YOUR TASK:
Quote exactly the lines from the start of the entries to the one with "import * as", both ends included.

DATASET RECORDS:
- - - - -

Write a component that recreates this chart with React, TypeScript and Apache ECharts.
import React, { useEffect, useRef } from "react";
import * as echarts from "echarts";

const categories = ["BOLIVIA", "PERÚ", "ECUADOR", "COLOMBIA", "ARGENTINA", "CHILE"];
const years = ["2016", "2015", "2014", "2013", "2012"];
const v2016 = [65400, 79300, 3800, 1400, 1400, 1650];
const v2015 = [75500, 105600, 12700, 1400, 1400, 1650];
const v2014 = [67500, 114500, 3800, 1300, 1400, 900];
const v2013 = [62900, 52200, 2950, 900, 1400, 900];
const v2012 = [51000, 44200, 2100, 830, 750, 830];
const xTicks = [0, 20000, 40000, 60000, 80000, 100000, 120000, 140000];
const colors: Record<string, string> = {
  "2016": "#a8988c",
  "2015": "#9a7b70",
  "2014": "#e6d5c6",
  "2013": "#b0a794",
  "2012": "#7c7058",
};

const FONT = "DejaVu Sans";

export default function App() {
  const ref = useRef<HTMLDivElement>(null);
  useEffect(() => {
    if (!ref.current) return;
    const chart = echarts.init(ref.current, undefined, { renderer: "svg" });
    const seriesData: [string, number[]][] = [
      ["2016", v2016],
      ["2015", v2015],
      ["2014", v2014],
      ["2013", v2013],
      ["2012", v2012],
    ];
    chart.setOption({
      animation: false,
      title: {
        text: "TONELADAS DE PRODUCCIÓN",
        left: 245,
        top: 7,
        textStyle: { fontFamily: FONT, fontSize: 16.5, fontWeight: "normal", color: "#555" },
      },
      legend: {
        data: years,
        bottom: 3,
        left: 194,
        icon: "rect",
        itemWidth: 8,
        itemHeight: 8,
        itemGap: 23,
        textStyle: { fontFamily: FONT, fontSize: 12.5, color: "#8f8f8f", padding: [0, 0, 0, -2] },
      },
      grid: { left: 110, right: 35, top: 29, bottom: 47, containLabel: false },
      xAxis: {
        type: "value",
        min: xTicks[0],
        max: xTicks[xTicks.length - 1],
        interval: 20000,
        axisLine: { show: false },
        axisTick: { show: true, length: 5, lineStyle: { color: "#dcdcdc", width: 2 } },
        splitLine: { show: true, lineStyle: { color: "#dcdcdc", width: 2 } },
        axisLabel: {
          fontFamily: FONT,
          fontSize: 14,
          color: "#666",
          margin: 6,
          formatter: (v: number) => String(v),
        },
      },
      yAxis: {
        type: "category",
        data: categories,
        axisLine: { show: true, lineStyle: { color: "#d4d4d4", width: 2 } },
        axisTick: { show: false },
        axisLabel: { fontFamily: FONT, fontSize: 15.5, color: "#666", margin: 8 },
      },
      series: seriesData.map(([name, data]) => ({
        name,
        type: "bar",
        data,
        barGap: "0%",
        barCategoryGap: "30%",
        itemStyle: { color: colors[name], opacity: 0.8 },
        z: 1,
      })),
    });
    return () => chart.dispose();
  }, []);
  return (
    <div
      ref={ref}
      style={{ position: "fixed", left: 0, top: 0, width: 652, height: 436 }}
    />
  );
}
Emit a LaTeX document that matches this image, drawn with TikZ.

- - - - -

OUTPUT BELOW:
Write a component that recreates this chart with React, TypeScript and Apache ECharts.
import React, { useEffect, useRef } from "react";
import * as echarts from "echarts";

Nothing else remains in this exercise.